Monday, April 17, 2006


A Portrait of Myself

Earlier this year, I was asked to participate in an exhibit at the Muskegon Museum of Art in Muskegon, MI. The show was titled Self: Portraits and Narratives. The following is the statement that I was asked to submit along with my painting.

Direct, intense, concrete, loud, in your face, larger than life, intimidating, boisterous, these are all words and phrases that have been used to describe my paintings or me. These would all be pretty accurate. It was Pablo Picasso who once said that all works an artist makes are self-portraits. From my own artistic experience and philosophy, this is something that I do believe to be true. So, I took these words, thoughts, and ideas and combined them with my artist statement and used this as the foundation of my painting.

I knew that this was a good basis to start with but things are not that simple for me. I have a disability, it is a mental illness called Obsessive Compulsive Disorder (OCD). One of the elements of this disorder is that I will mull things over and over again in my mind to the Nth degree. This is not always a bad thing because it caused me to look at other elements of my artwork and myself and to include them in the portrait. My artist statement was part of the foundation of the painting but I did add other elements to it.

I believe that as an artist, as I watch the world I see chaos swirl all around me. Every so often I reach out into this chaos and grab a piece of it and look at it and study it. Sometimes this one piece is a complete whole but more often than not I reach out and grab more pieces until I feel that I have enough to assemble them into something interesting. I sometimes add embellishments and sometimes I don’t. This is the main reason that I cut the portrait apart into squares. I was able to take the idea of shapes being small abstract paintings and combine it with the idea of randomness. I treated each square as a small abstract painting complete unto itself. Once the 12 individual panels were complete I reassembled them into the full portrait. With this I was able to combine the idea of abstracts and randomness or controlled chaos.

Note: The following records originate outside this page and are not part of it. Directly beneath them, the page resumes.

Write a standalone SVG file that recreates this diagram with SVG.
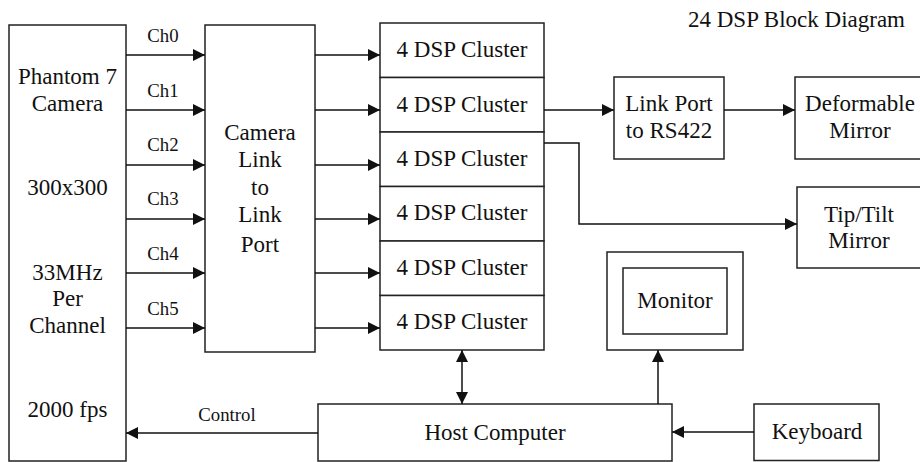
<svg xmlns="http://www.w3.org/2000/svg" width="920" height="462" viewBox="0 0 920 462" font-family="'Liberation Serif', 'Times New Roman', serif">
<defs>
<style>
.box{fill:#fff;stroke:#222;stroke-width:1.5}
.ln{fill:none;stroke:#111;stroke-width:1.5}
.t,.s{font-family:"Liberation Serif","Times New Roman",serif;fill:#111;text-anchor:middle}
.t{font-size:23px}
.s{font-size:18.8px}
</style>
<marker id="ah" markerUnits="userSpaceOnUse" markerWidth="12" markerHeight="12" refX="12" refY="6" orient="auto-start-reverse" viewBox="0 0 12 12">
<path d="M0,0 L12,6 L0,12 z" fill="#111"/>
</marker>
</defs>
<rect width="920" height="462" fill="#fff"/>
<text class="t" x="905" y="27" style="text-anchor:end">24 DSP Block Diagram</text>

<g id="camera">
<rect class="box" x="9" y="25" width="117" height="436"/>
<text class="t" x="67.5" y="84">Phantom 7</text>
<text class="t" x="67.5" y="111">Camera</text>
<text class="t" x="67.5" y="195">300x300</text>
<text class="t" x="67.5" y="280">33MHz</text>
<text class="t" x="67.5" y="306">Per</text>
<text class="t" x="67.5" y="333">Channel</text>
<text class="t" x="67.5" y="417">2000 fps</text>
</g>

<g id="camlink">
<rect class="box" x="205" y="25" width="110" height="327"/>
<text class="t" x="260" y="140">Camera</text>
<text class="t" x="260" y="167">Link</text>
<text class="t" x="260" y="195">to</text>
<text class="t" x="260" y="222">Link</text>
<text class="t" x="260" y="252">Port</text>
</g>

<g id="dsp0"><rect class="box" x="380" y="23" width="164" height="54.5"/><text class="t" x="462" y="57">4 DSP Cluster</text></g>
<g id="dsp1"><rect class="box" x="380" y="77.5" width="164" height="54.5"/><text class="t" x="462" y="112">4 DSP Cluster</text></g>
<g id="dsp2"><rect class="box" x="380" y="132" width="164" height="54.5"/><text class="t" x="462" y="166">4 DSP Cluster</text></g>
<g id="dsp3"><rect class="box" x="380" y="186.5" width="164" height="54.5"/><text class="t" x="462" y="220">4 DSP Cluster</text></g>
<g id="dsp4"><rect class="box" x="380" y="241" width="164" height="54.5"/><text class="t" x="462" y="275">4 DSP Cluster</text></g>
<g id="dsp5"><rect class="box" x="380" y="295.5" width="164" height="54.5"/><text class="t" x="462" y="329">4 DSP Cluster</text></g>

<g id="linkport">
<rect class="box" x="614" y="77" width="110" height="82"/>
<text class="t" x="669" y="111">Link Port</text>
<text class="t" x="669" y="138">to RS422</text>
</g>

<g id="deformable">
<rect class="box" x="795" y="77" width="130" height="82"/>
<text class="t" x="860" y="111">Deformable</text>
<text class="t" x="860" y="138">Mirror</text>
</g>

<g id="tiptilt">
<rect class="box" x="797" y="187" width="128" height="81"/>
<text class="t" x="859" y="222">Tip/Tilt</text>
<text class="t" x="859" y="248">Mirror</text>
</g>

<g id="monitor">
<rect class="box" x="607" y="252" width="136" height="98"/>
<rect class="box" x="623" y="268" width="104" height="66"/>
<text class="t" x="675" y="308">Monitor</text>
</g>

<g id="host">
<rect class="box" x="318" y="404" width="354" height="57"/>
<text class="t" x="495" y="440">Host Computer</text>
</g>

<g id="keyboard">
<rect class="box" x="754" y="404" width="125" height="56.5"/>
<text class="t" x="817" y="439">Keyboard</text>
</g>

<g id="connectors">
<line class="ln" x1="126" y1="55" x2="205" y2="55" marker-end="url(#ah)"/>
<line class="ln" x1="126" y1="110" x2="205" y2="110" marker-end="url(#ah)"/>
<line class="ln" x1="126" y1="165" x2="205" y2="165" marker-end="url(#ah)"/>
<line class="ln" x1="126" y1="219" x2="205" y2="219" marker-end="url(#ah)"/>
<line class="ln" x1="126" y1="273" x2="205" y2="273" marker-end="url(#ah)"/>
<line class="ln" x1="126" y1="328" x2="205" y2="328" marker-end="url(#ah)"/>
<text class="s" x="163" y="42">Ch0</text>
<text class="s" x="163" y="97">Ch1</text>
<text class="s" x="163" y="151">Ch2</text>
<text class="s" x="163" y="205">Ch3</text>
<text class="s" x="163" y="260">Ch4</text>
<text class="s" x="163" y="315">Ch5</text>

<line class="ln" x1="315" y1="55" x2="380" y2="55" marker-end="url(#ah)"/>
<line class="ln" x1="315" y1="110" x2="380" y2="110" marker-end="url(#ah)"/>
<line class="ln" x1="315" y1="165" x2="380" y2="165" marker-end="url(#ah)"/>
<line class="ln" x1="315" y1="219" x2="380" y2="219" marker-end="url(#ah)"/>
<line class="ln" x1="315" y1="273" x2="380" y2="273" marker-end="url(#ah)"/>
<line class="ln" x1="315" y1="328" x2="380" y2="328" marker-end="url(#ah)"/>

<line class="ln" x1="544" y1="110" x2="614" y2="110" marker-end="url(#ah)"/>
<line class="ln" x1="724" y1="110" x2="795" y2="110" marker-end="url(#ah)"/>
<polyline class="ln" points="544,143 579,143 579,224 797,224" marker-end="url(#ah)"/>

<line class="ln" x1="462" y1="350" x2="462" y2="404" marker-start="url(#ah)" marker-end="url(#ah)"/>
<line class="ln" x1="658" y1="404" x2="658" y2="350" marker-end="url(#ah)"/>
<line class="ln" x1="754" y1="432" x2="672" y2="432" marker-end="url(#ah)"/>
<line class="ln" x1="318" y1="433" x2="126" y2="433" marker-end="url(#ah)"/>
<text class="s" x="227" y="421">Control</text>
</g>
</svg>
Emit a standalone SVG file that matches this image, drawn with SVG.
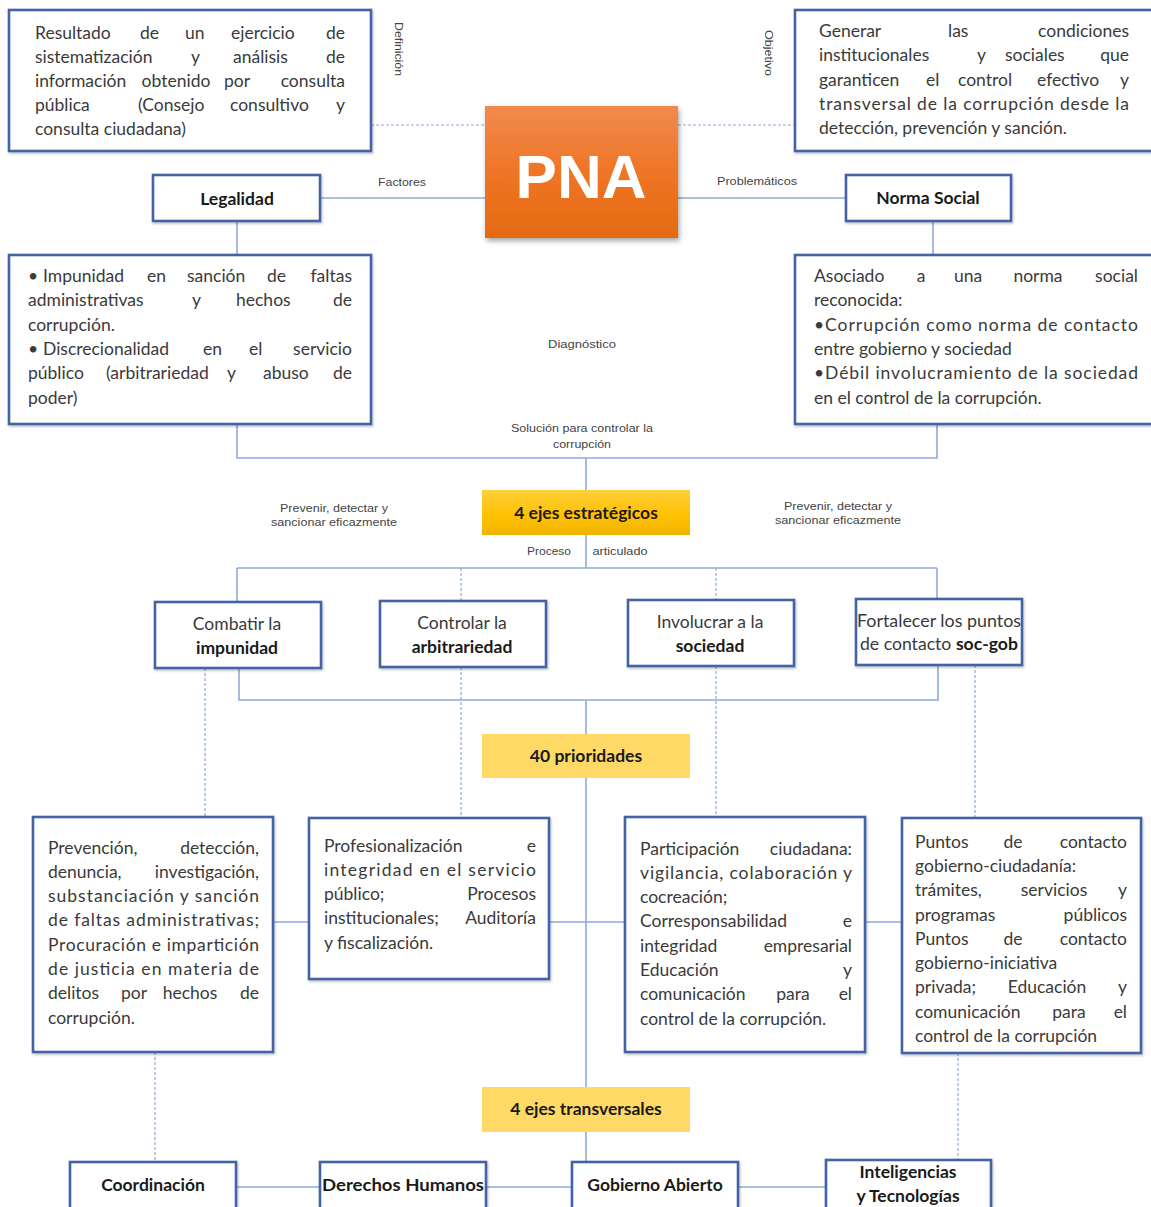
<svg xmlns="http://www.w3.org/2000/svg" width="1151" height="1207" viewBox="0 0 1151 1207">
<defs>
<linearGradient id="gOr" x1="0" y1="0" x2="0" y2="1"><stop offset="0" stop-color="#f08b4e"/><stop offset="0.5" stop-color="#ef7526"/><stop offset="1" stop-color="#e56a10"/></linearGradient>
<linearGradient id="gYe" x1="0" y1="0" x2="0" y2="1"><stop offset="0" stop-color="#ffcf3a"/><stop offset="0.6" stop-color="#ffc000"/><stop offset="1" stop-color="#f0b400"/></linearGradient>
<filter id="sh" x="-10%" y="-10%" width="125%" height="130%"><feDropShadow dx="1.5" dy="3" stdDeviation="2.5" flood-color="#000" flood-opacity="0.35"/></filter>
<filter id="bs" x="-5%" y="-5%" width="110%" height="115%"><feDropShadow dx="1" dy="1.5" stdDeviation="1" flood-color="#000" flood-opacity="0.25"/></filter>
</defs>
<style>
.box{fill:#fff;stroke:#4464a4;stroke-width:2.6}
.t{font-family:Lato,"Open Sans",sans-serif;font-size:17.5px;fill:#3a3a3a}
.e{text-anchor:end}
.c{text-anchor:middle}
.b{font-family:Lato,"Open Sans",sans-serif;font-size:17.5px;font-weight:bold;fill:#1a1a1a;text-anchor:middle}
.bb{font-weight:bold;fill:#1a1a1a}
.s{font-family:"Liberation Sans",Arial,sans-serif;font-size:11px;fill:#444;text-anchor:middle}
.ln{fill:none;stroke:#8eaadb;stroke-width:1.6}
.dl{fill:none;stroke:#8eaadb;stroke-width:1.2;stroke-dasharray:3 2}
</style>

<g id="connectors">
<path class="dl" d="M371,125H485M678,125H795"/>
<path class="ln" d="M320,198H485M678,198H846M237,221V255M933,221V255M237,424V458H937V424M586,458V490M586,535V568M237,568H937M237,568V602M937,568V599"/>
<path class="dl" d="M461,568V601M716,568V600"/>
<path class="ln" d="M239,668V700H938V665M586,700V734M586,778V1087"/>
<path class="dl" d="M205,668V817M461,667V818M716,666V817M975,665V818"/>
<path class="ln" d="M273,922H309M549,922H625M865,922H902"/>
<path class="dl" d="M155,1052V1162M958,1053V1160"/>
<path class="ln" d="M586,1132V1162M236,1187H320M486,1187H572M738,1187H826"/>
</g>

<g id="labels">
<text class="s" transform="translate(395,49) rotate(90)" textLength="54" lengthAdjust="spacingAndGlyphs">Definición</text>
<text class="s" transform="translate(765,53) rotate(90)" textLength="46" lengthAdjust="spacingAndGlyphs">Objetivo</text>
<text class="s" x="402" y="186" textLength="48" lengthAdjust="spacingAndGlyphs">Factores</text>
<text class="s" x="757" y="185" textLength="80" lengthAdjust="spacingAndGlyphs">Problemáticos</text>
<text class="s" x="582" y="348" textLength="68" lengthAdjust="spacingAndGlyphs">Diagnóstico</text>
<text class="s" x="582" y="432" textLength="142" lengthAdjust="spacingAndGlyphs">Solución para controlar la</text>
<text class="s" x="582" y="448" textLength="58" lengthAdjust="spacingAndGlyphs">corrupción</text>
<text class="s" x="334" y="512" textLength="108" lengthAdjust="spacingAndGlyphs">Prevenir, detectar y</text>
<text class="s" x="334" y="526" textLength="126" lengthAdjust="spacingAndGlyphs">sancionar eficazmente</text>
<text class="s" x="838" y="510" textLength="108" lengthAdjust="spacingAndGlyphs">Prevenir, detectar y</text>
<text class="s" x="838" y="524" textLength="126" lengthAdjust="spacingAndGlyphs">sancionar eficazmente</text>
<text class="s" x="549" y="555" textLength="44" lengthAdjust="spacingAndGlyphs">Proceso</text>
<text class="s" x="620" y="555" textLength="55" lengthAdjust="spacingAndGlyphs">articulado</text>
</g>

<g id="pna">
<rect x="485" y="106" width="193" height="132" fill="url(#gOr)" filter="url(#sh)"/>
<text x="581" y="198" font-family="'Liberation Sans',Arial,sans-serif" font-weight="bold" font-size="62" fill="#fff" text-anchor="middle">PNA</text>
</g>

<g id="definicion">
<rect class="box" x="9" y="10" width="362" height="141" filter="url(#bs)"/>
<text class="t" y="39"><tspan x="35">Resultado</tspan><tspan x="140">de</tspan><tspan x="185">un</tspan><tspan x="231">ejercicio</tspan></text>
<text class="t e" x="345" y="39">de</text>
<text class="t" y="63"><tspan x="35">sistematización</tspan><tspan x="191">y</tspan><tspan x="233">análisis</tspan></text>
<text class="t e" x="345" y="63">de</text>
<text class="t" x="35" y="87">información</text>
<text class="t c" x="176" y="87">obtenido</text>
<text class="t c" x="237" y="87">por</text>
<text class="t e" x="345" y="87">consulta</text>
<text class="t" y="111"><tspan x="35">pública</tspan><tspan x="138">(Consejo</tspan><tspan x="230">consultivo</tspan></text>
<text class="t e" x="345" y="111">y</text>
<text class="t" x="35" y="135">consulta ciudadana)</text>
</g>

<g id="objetivo">
<rect class="box" x="795" y="10" width="370" height="141" filter="url(#bs)"/>
<text class="t" y="37"><tspan x="819">Generar</tspan><tspan x="948">las</tspan></text>
<text class="t e" x="1129" y="37">condiciones</text>
<text class="t" y="61"><tspan x="819">institucionales</tspan><tspan x="977">y</tspan><tspan x="1005">sociales</tspan></text>
<text class="t e" x="1129" y="61">que</text>
<text class="t" y="86"><tspan x="819">garanticen</tspan><tspan x="926">el</tspan><tspan x="958">control</tspan><tspan x="1037">efectivo</tspan></text>
<text class="t e" x="1129" y="86">y</text>
<text class="t" x="819" y="110" textLength="310" lengthAdjust="spacing">transversal de la corrupción desde la</text>
<text class="t" x="819" y="134">detección, prevención y sanción.</text>
</g>

<g id="legalidad">
<rect class="box" x="153" y="175" width="167" height="46" filter="url(#bs)"/>
<text class="b" x="237" y="205">Legalidad</text>
</g>

<g id="norma-social">
<rect class="box" x="846" y="175" width="165" height="46" filter="url(#bs)"/>
<text class="b" x="928" y="204">Norma Social</text>
</g>

<g id="factores-legalidad">
<rect class="box" x="9" y="255" width="362" height="169" filter="url(#bs)"/>
<text class="t" y="282"><tspan x="28">•</tspan><tspan x="43">Impunidad</tspan><tspan x="147">en</tspan><tspan x="187">sanción</tspan><tspan x="267">de</tspan></text>
<text class="t e" x="352" y="282">faltas</text>
<text class="t" y="306"><tspan x="28">administrativas</tspan><tspan x="192">y</tspan><tspan x="236">hechos</tspan></text>
<text class="t e" x="352" y="306">de</text>
<text class="t" x="28" y="331">corrupción.</text>
<text class="t" y="355"><tspan x="28">•</tspan><tspan x="43">Discrecionalidad</tspan><tspan x="203">en</tspan><tspan x="249">el</tspan></text>
<text class="t e" x="352" y="355">servicio</text>
<text class="t" y="379"><tspan x="28">público</tspan><tspan x="106">(arbitrariedad</tspan><tspan x="227">y</tspan><tspan x="263">abuso</tspan></text>
<text class="t e" x="352" y="379">de</text>
<text class="t" x="28" y="404">poder)</text>
</g>

<g id="factores-norma">
<rect class="box" x="795" y="255" width="370" height="169" filter="url(#bs)"/>
<text class="t" x="814" y="282">Asociado</text>
<text class="t c" x="921" y="282">a</text>
<text class="t c" x="968" y="282">una</text>
<text class="t c" x="1038" y="282">norma</text>
<text class="t e" x="1138" y="282">social</text>
<text class="t" x="814" y="306">reconocida:</text>
<text class="t" x="814" y="331" textLength="324" lengthAdjust="spacing">•Corrupción como norma de contacto</text>
<text class="t" x="814" y="355">entre gobierno y sociedad</text>
<text class="t" x="814" y="379" textLength="324" lengthAdjust="spacing">•Débil involucramiento de la sociedad</text>
<text class="t" x="814" y="404">en el control de la corrupción.</text>
</g>

<g id="ejes-estrategicos">
<rect x="482" y="490" width="208" height="45" fill="url(#gYe)"/>
<text class="b" x="586" y="519">4 ejes estratégicos</text>
</g>

<g id="combatir">
<rect class="box" x="155" y="602" width="166" height="66" filter="url(#bs)"/>
<text class="t c" x="237" y="630">Combatir la</text>
<text class="b" x="237" y="654">impunidad</text>
</g>
<g id="controlar">
<rect class="box" x="380" y="601" width="166" height="66" filter="url(#bs)"/>
<text class="t c" x="462" y="629">Controlar la</text>
<text class="b" x="462" y="653">arbitrariedad</text>
</g>
<g id="involucrar">
<rect class="box" x="628" y="600" width="166" height="66" filter="url(#bs)"/>
<text class="t c" x="710" y="628">Involucrar a la</text>
<text class="b" x="710" y="652">sociedad</text>
</g>
<g id="fortalecer">
<rect class="box" x="856" y="599" width="166" height="66" filter="url(#bs)"/>
<text class="t c" x="939" y="627" textLength="164" lengthAdjust="spacingAndGlyphs">Fortalecer los puntos</text>
<text class="t c" x="939" y="650" textLength="158" lengthAdjust="spacingAndGlyphs">de contacto <tspan class="bb">soc-gob</tspan></text>
</g>

<g id="prioridades">
<rect x="482" y="734" width="208" height="44" fill="#ffd966"/>
<text class="b" x="586" y="762">40 prioridades</text>
</g>

<g id="p-impunidad">
<rect class="box" x="33" y="817" width="240" height="235" filter="url(#bs)"/>
<text class="t" x="48" y="854">Prevención,</text>
<text class="t e" x="259" y="854">detección,</text>
<text class="t" x="48" y="878">denuncia,</text>
<text class="t e" x="259" y="878">investigación,</text>
<text class="t" x="48" y="902" textLength="211" lengthAdjust="spacing">substanciación y sanción</text>
<text class="t" x="48" y="926" textLength="211" lengthAdjust="spacing">de faltas administrativas;</text>
<text class="t" x="48" y="951" textLength="211" lengthAdjust="spacing">Procuración e impartición</text>
<text class="t" x="48" y="975" textLength="211" lengthAdjust="spacing">de justicia en materia de</text>
<text class="t" x="48" y="999">delitos</text>
<text class="t c" x="134" y="999">por</text>
<text class="t c" x="190" y="999">hechos</text>
<text class="t e" x="259" y="999">de</text>
<text class="t" x="48" y="1024">corrupción.</text>
</g>

<g id="p-arbitrariedad">
<rect class="box" x="309" y="818" width="240" height="161" filter="url(#bs)"/>
<text class="t" x="324" y="852">Profesionalización</text>
<text class="t e" x="536" y="852">e</text>
<text class="t" x="324" y="876" textLength="212" lengthAdjust="spacing">integridad en el servicio</text>
<text class="t" x="324" y="900">público;</text>
<text class="t e" x="536" y="900">Procesos</text>
<text class="t" x="324" y="924">institucionales;</text>
<text class="t e" x="536" y="924">Auditoría</text>
<text class="t" x="324" y="949">y fiscalización.</text>
</g>

<g id="p-sociedad">
<rect class="box" x="625" y="817" width="240" height="235" filter="url(#bs)"/>
<text class="t" x="640" y="855">Participación</text>
<text class="t e" x="852" y="855">ciudadana:</text>
<text class="t" x="640" y="879" textLength="212" lengthAdjust="spacing">vigilancia, colaboración y</text>
<text class="t" x="640" y="903">cocreación;</text>
<text class="t" x="640" y="927">Corresponsabilidad</text>
<text class="t e" x="852" y="927">e</text>
<text class="t" x="640" y="952">integridad</text>
<text class="t e" x="852" y="952">empresarial</text>
<text class="t" x="640" y="976">Educación</text>
<text class="t e" x="852" y="976">y</text>
<text class="t" x="640" y="1000">comunicación</text>
<text class="t c" x="793" y="1000">para</text>
<text class="t e" x="852" y="1000">el</text>
<text class="t" x="640" y="1025">control de la corrupción.</text>
</g>

<g id="p-contacto">
<rect class="box" x="902" y="818" width="239" height="235" filter="url(#bs)"/>
<text class="t" x="915" y="848">Puntos</text>
<text class="t c" x="1013" y="848">de</text>
<text class="t e" x="1127" y="848">contacto</text>
<text class="t" x="915" y="872">gobierno-ciudadanía:</text>
<text class="t" x="915" y="896">trámites,</text>
<text class="t c" x="1054" y="896">servicios</text>
<text class="t e" x="1127" y="896">y</text>
<text class="t" x="915" y="921">programas</text>
<text class="t e" x="1127" y="921">públicos</text>
<text class="t" x="915" y="945">Puntos</text>
<text class="t c" x="1013" y="945">de</text>
<text class="t e" x="1127" y="945">contacto</text>
<text class="t" x="915" y="969">gobierno-iniciativa</text>
<text class="t" x="915" y="993">privada;</text>
<text class="t c" x="1047" y="993">Educación</text>
<text class="t e" x="1127" y="993">y</text>
<text class="t" x="915" y="1018">comunicación</text>
<text class="t c" x="1069" y="1018">para</text>
<text class="t e" x="1127" y="1018">el</text>
<text class="t" x="915" y="1042">control de la corrupción</text>
</g>

<g id="ejes-transversales">
<rect x="482" y="1087" width="208" height="45" fill="#ffd966"/>
<text class="b" x="586" y="1115">4 ejes transversales</text>
</g>

<g id="coordinacion">
<rect class="box" x="70" y="1162" width="166" height="60" filter="url(#bs)"/>
<text class="b" x="153" y="1191">Coordinación</text>
</g>
<g id="derechos-humanos">
<rect class="box" x="320" y="1162" width="166" height="60" filter="url(#bs)"/>
<text class="b" x="403" y="1191" textLength="162" lengthAdjust="spacingAndGlyphs">Derechos Humanos</text>
</g>
<g id="gobierno-abierto">
<rect class="box" x="572" y="1162" width="166" height="60" filter="url(#bs)"/>
<text class="b" x="655" y="1191">Gobierno Abierto</text>
</g>
<g id="inteligencias">
<rect class="box" x="826" y="1160" width="165" height="62" filter="url(#bs)"/>
<text class="b" x="908" y="1178">Inteligencias</text>
<text class="b" x="908" y="1202">y Tecnologías</text>
</g>
</svg>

There are also other personal aspects from my life that I added to this painting. A lot of this comes from my OCD which causes me to have a very direct, intense, and concrete personality. The colors are basically dissonant because that is the way most of my life has been lived. I have also been told that my sense of color is very In-Your-Face. Even though I am short I have been told that I have a larger than life presence. All of these have been combined into this portrait.

This portrait is straightforward to the point of being blunt. It is large, bold, simple and intense. It does not pretend to be anything other than what it is. It looks simple on the surface while underneath there are layer upon layer of complexities, various complex microcosms coming together to form a completed whole.